Bill Wallis, incident team commander, said his seven-member team has unique experience. While most fire and police departments are experienced at handling four-hour incidents, he said, his team is used to coordinating multiple-day events.
"We make people look at the big picture," Wallis said.
That picture includes planning and resources.
Mike Rubenstein, planning section chief for the team, said Council Bluffs had done a lot of great work before the team arrived. He said his job was to broaden the locals' views and take the next step to "where things go from here."
"There will always be chaos that occurs (during an emergency)," Rubenstein said. "The better the plans, the less reaction time you will need to get everything back on track."
Pottawattamie County Emergency Management Director Jeff Theulen said the Colorado team was available to help through the Emergency Management Assistance Compact, a mutual aid agreement among all 50 states and U.S. territories to share resources during times of disaster.
"Our job is to come and support the local community, not to take over for anybody," Wallis said. "Our job is to make the locals look good."
Wallis said the complexity of a flooding event differs greatly from a wildfire, but the principles of managing the situation are the same.
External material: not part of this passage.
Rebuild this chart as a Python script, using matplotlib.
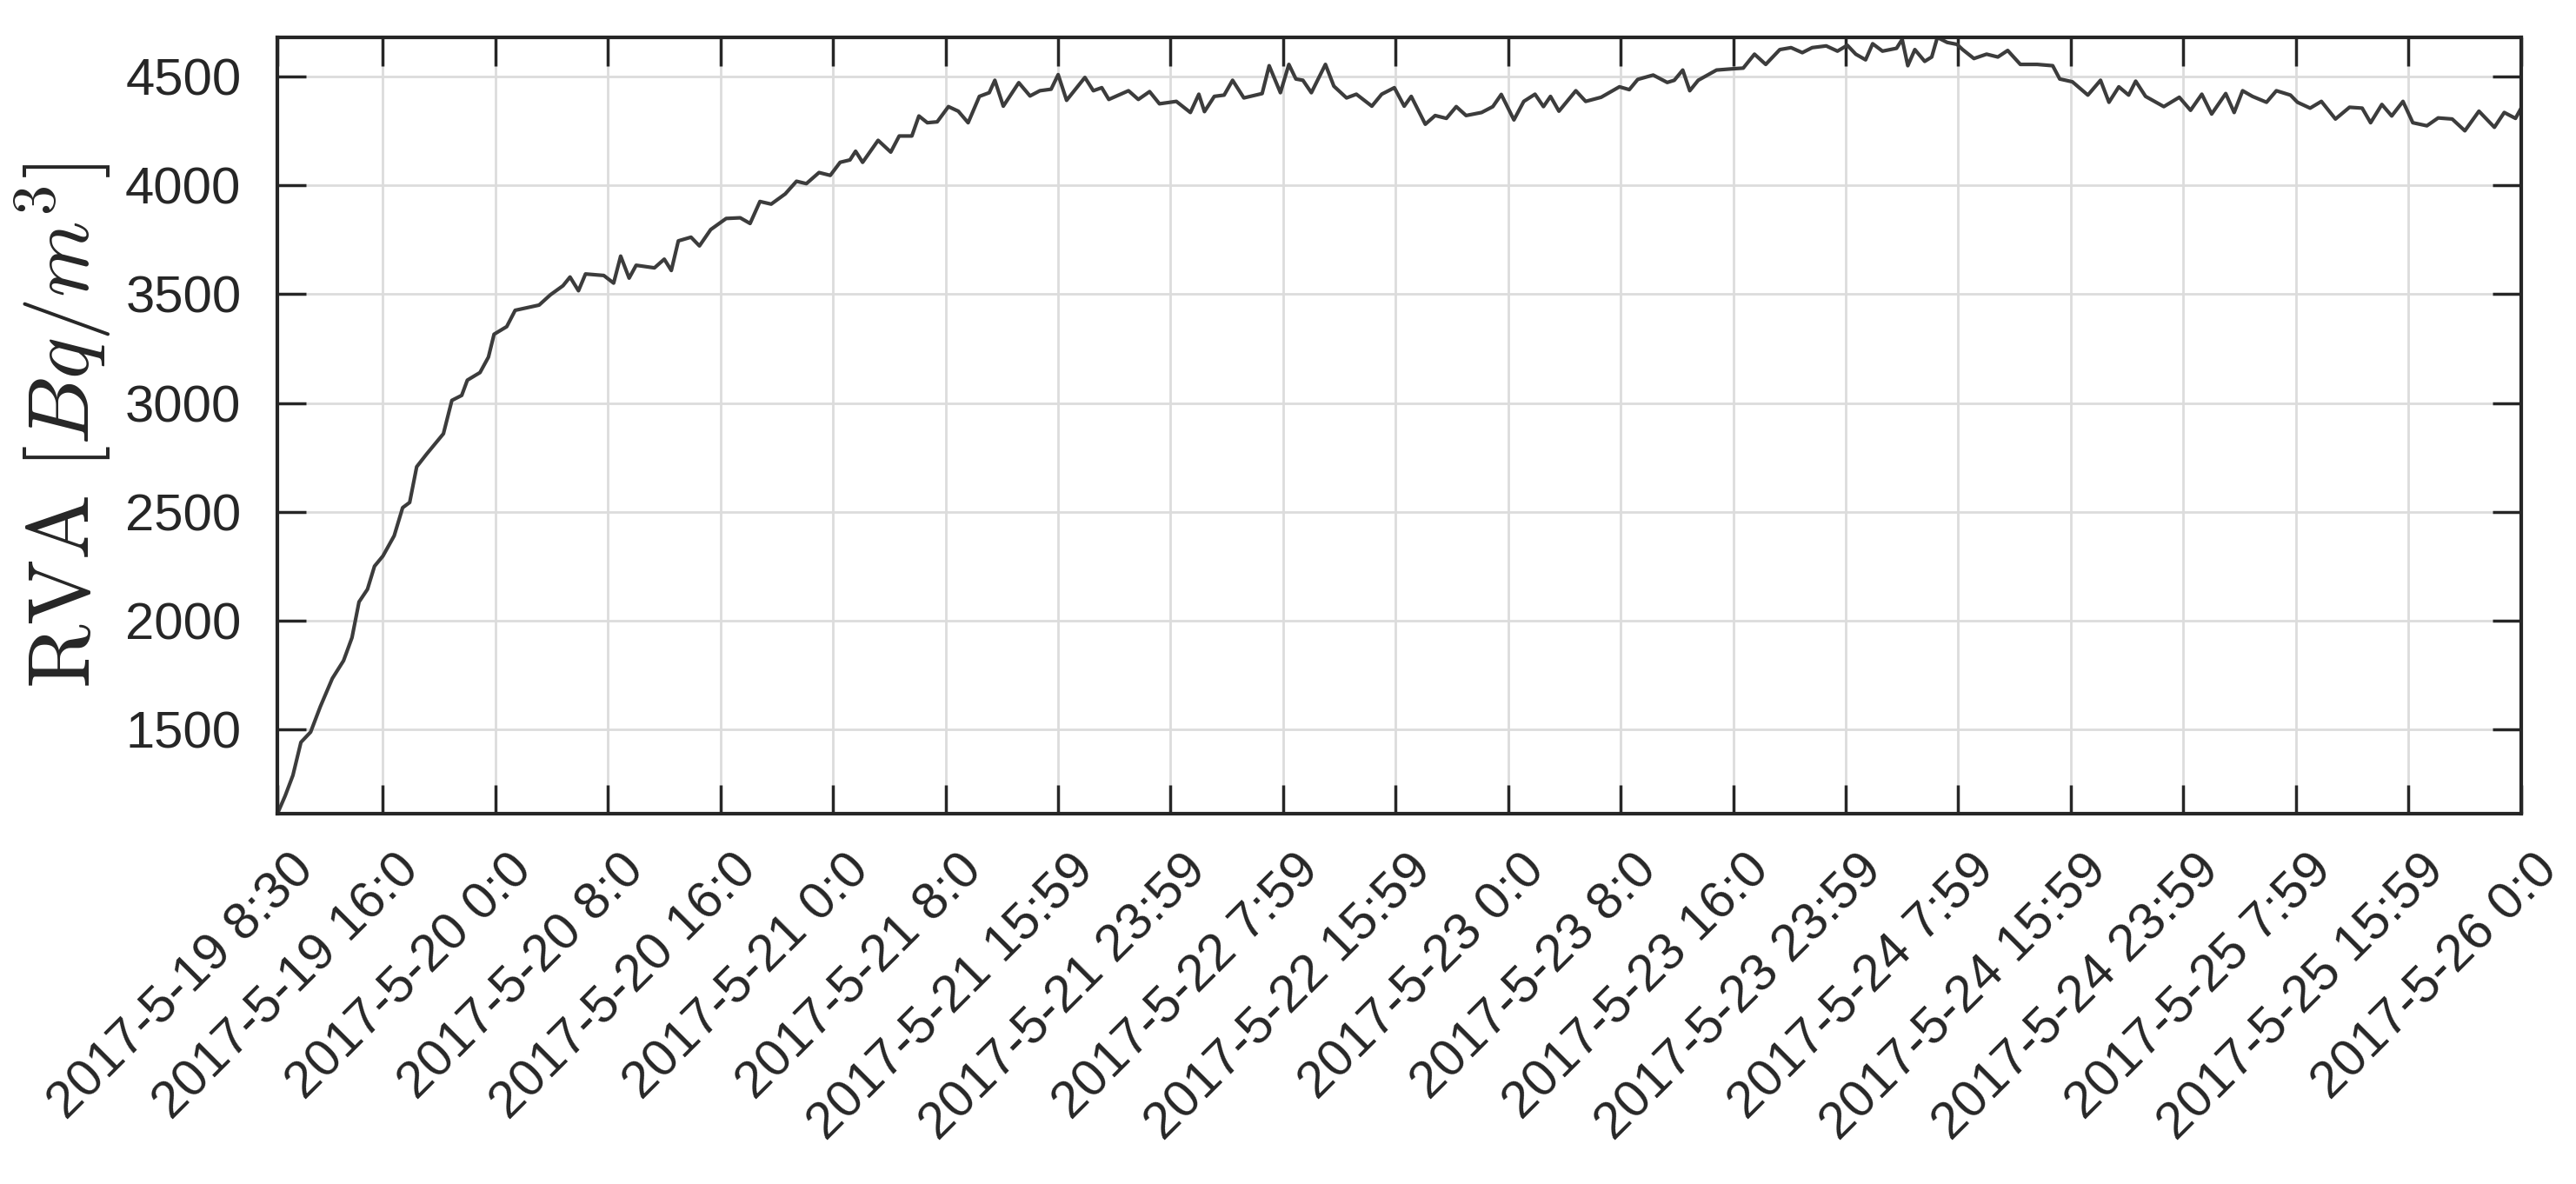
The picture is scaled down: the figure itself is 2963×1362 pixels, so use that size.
import matplotlib
matplotlib.use("Agg")
from matplotlib import pyplot as plt
from matplotlib.transforms import ScaledTranslation
from datetime import datetime

# hours since 2017-5-19 8:30 and RVA values
hours = [0, 0.55, 1.1, 1.67, 2.36, 3.05, 3.9, 4.7, 5.3, 5.8, 6.4, 6.9, 7.5, 8.3, 8.9,
         9.4, 9.9, 10.6, 11.8, 12.4, 13.1, 13.5, 14.4, 15.0, 15.4, 16.3, 16.9, 18.6,
         19.4, 20.3, 20.8, 21.4, 21.9, 23.2, 23.9, 24.4, 25.0, 25.5, 26.8, 27.5, 28.0,
         28.5, 29.4, 30.0, 30.8, 31.9, 32.9, 33.6, 34.3, 35.1, 36.1, 36.9, 37.6, 38.5,
         39.3, 40.0, 40.7, 41.1, 41.6, 42.7, 43.6, 44.2, 45.1, 45.6, 46.2, 46.9, 47.7,
         48.4, 49.1, 49.9, 50.6, 51.0, 51.6, 52.7, 53.5, 54.2, 55.0, 55.5, 56.1, 57.4,
         58.0, 58.6, 59.1, 60.5, 61.2, 62.0, 62.7, 63.9, 64.9, 65.5, 65.9, 66.6, 67.3,
         67.9, 68.7, 70.0, 70.5, 71.3, 71.9, 72.4, 72.9, 73.5, 74.5, 75.1, 76.0, 76.7,
         77.8, 78.5, 79.4, 80.1, 80.6, 81.6, 82.3, 83.1, 83.8, 84.5, 85.6, 86.4, 87.0,
         87.9, 88.6, 89.4, 90.0, 90.5, 91.1, 92.3, 93.0, 94.1, 95.4, 96.1, 96.7, 97.8,
         98.8, 99.3, 99.9, 100.4, 101.0, 102.3, 103.5, 104.2, 105.0, 105.8, 106.8,
         107.6, 108.4, 109.1, 110.1, 110.9, 111.6, 112.2, 112.9, 113.4, 114.1, 115.1,
         115.5, 115.9, 116.4, 117.1, 117.6, 118.0, 118.7, 119.4, 119.8, 120.6, 121.5,
         122.3, 123.0, 123.9, 125.1, 126.2, 126.7, 127.6, 128.7, 129.6, 130.2, 130.9,
         131.6, 132.1, 132.8, 134.1, 135.2, 136.0, 136.8, 137.5, 138.5, 139.1, 139.7,
         140.4, 141.4, 142.1, 143.1, 143.6, 144.5, 145.3, 146.3, 147.3, 148.2, 148.8,
         149.6, 150.3, 151.1, 151.8, 152.8, 153.6, 154.6, 155.5, 156.5, 157.6, 158.3,
         159.1, 159.5]
rva = [1113, 1195, 1289, 1441, 1488, 1605, 1734, 1816, 1922, 2086, 2144, 2250, 2297,
       2390, 2519, 2543, 2707, 2765, 2859, 3012, 3035, 3105, 3140, 3211, 3316, 3351,
       3426, 3450, 3497, 3539, 3579, 3516, 3593, 3586, 3551, 3675, 3574, 3633, 3621,
       3661, 3609, 3745, 3762, 3722, 3797, 3848, 3851, 3825, 3926, 3914, 3961, 4019,
       4008, 4059, 4046, 4106, 4117, 4157, 4106, 4207, 4153, 4227, 4227, 4319, 4288,
       4292, 4362, 4341, 4288, 4409, 4426, 4483, 4364, 4472, 4411, 4435, 4442, 4509,
       4391, 4496, 4435, 4449, 4395, 4435, 4395, 4431, 4375, 4386, 4335, 4419, 4339,
       4409, 4415, 4483, 4402, 4422, 4550, 4426, 4556, 4489, 4483, 4426, 4556, 4456,
       4402, 4419, 4364, 4419, 4449, 4364, 4409, 4281, 4321, 4308, 4362, 4321, 4335,
       4362, 4418, 4301, 4386, 4419, 4362, 4409, 4341, 4435, 4386, 4405, 4453, 4440,
       4487, 4507, 4473, 4483, 4530, 4435, 4483, 4530, 4536, 4539, 4603, 4556, 4624,
       4633, 4610, 4633, 4641, 4617, 4644, 4603, 4577, 4651, 4617, 4630, 4671, 4550,
       4624, 4570, 4590, 4680, 4657, 4648, 4624, 4583, 4603, 4590, 4620, 4556, 4556,
       4550, 4489, 4476, 4415, 4483, 4382, 4453, 4415, 4479, 4409, 4362, 4405, 4345,
       4419, 4328, 4422, 4335, 4435, 4409, 4382, 4435, 4415, 4382, 4355, 4386, 4305,
       4359, 4355, 4288, 4372, 4319, 4386, 4288, 4274, 4310, 4305, 4251, 4341, 4267,
       4335, 4308, 4355]

tick_labels = ["2017-5-19 8:30", "2017-5-19 16:0", "2017-5-20 0:0", "2017-5-20 8:0",
               "2017-5-20 16:0", "2017-5-21 0:0", "2017-5-21 8:0", "2017-5-21 15:59",
               "2017-5-21 23:59", "2017-5-22 7:59", "2017-5-22 15:59", "2017-5-23 0:0",
               "2017-5-23 8:0", "2017-5-23 16:0", "2017-5-23 23:59", "2017-5-24 7:59",
               "2017-5-24 15:59", "2017-5-24 23:59", "2017-5-25 7:59", "2017-5-25 15:59",
               "2017-5-26 0:0"]
y_ticks = [1500, 2000, 2500, 3000, 3500, 4000, 4500]

start = datetime.strptime(tick_labels[0], "%Y-%m-%d %H:%M")
tick_pos = [(datetime.strptime(s, "%Y-%m-%d %H:%M") - start).total_seconds() / 3600
            for s in tick_labels]

plt.rcParams['font.family'] = ['Liberation Sans', 'DejaVu Sans']
plt.rcParams['mathtext.fontset'] = 'cm'

fig = plt.figure(figsize=(29.63, 13.62), dpi=100)
ax = fig.add_axes([0.1077, 0.3128, 0.8710, 0.6556])

ax.plot(hours, rva, color='#3c3c3c', lw=3)

ax.set_xlim(tick_pos[0], tick_pos[-1])
ax.set_ylim(1113, 4680)
ax.set_xticks(tick_pos)
ax.set_xticklabels(tick_labels, rotation=45, ha='right', va='center',
                   rotation_mode='anchor')
ax.set_yticks(y_ticks)

ax.grid(True, color='#dcdcdc', lw=2)
ax.set_axisbelow(True)
ax.tick_params(direction='in', length=24, width=2.5, top=True, right=True,
               labelsize=43, colors='#262626', pad=30)
ax.tick_params(axis='x', pad=34)
for s in ax.spines.values():
    s.set_linewidth(3)
    s.set_color('#262626')

# nudge the slanted labels like the original (right and a bit down)
# (after tick_params, which resets the label transforms)
shift = ScaledTranslation(0.33, -0.09, fig.dpi_scale_trans)
for lab in ax.get_xticklabels():
    lab.set_transform(lab.get_transform() + shift)

ax.set_ylabel(r'$\mathrm{RVA}\ [Bq/m^3]$', fontsize=72, color='#262626', labelpad=10)

fig.savefig('out.png', dpi=100)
He noted that with the flooding, a lot of different people area involved, from the Iowa National Guard to public works employees.
"It takes some time to speak a common language," Wallis said.
Theulen said the team has contributed to "growing the knowledge base" in the city and the county, and he will push for establishment of a similar team in Iowa after the flooding ends.
"We need a good, solid, robust response team," he said. "Region 7, which includes Iowa, Nebraska and Kansas, has more presidential disaster declarations than any other (Federal Emergency Management Agency) region."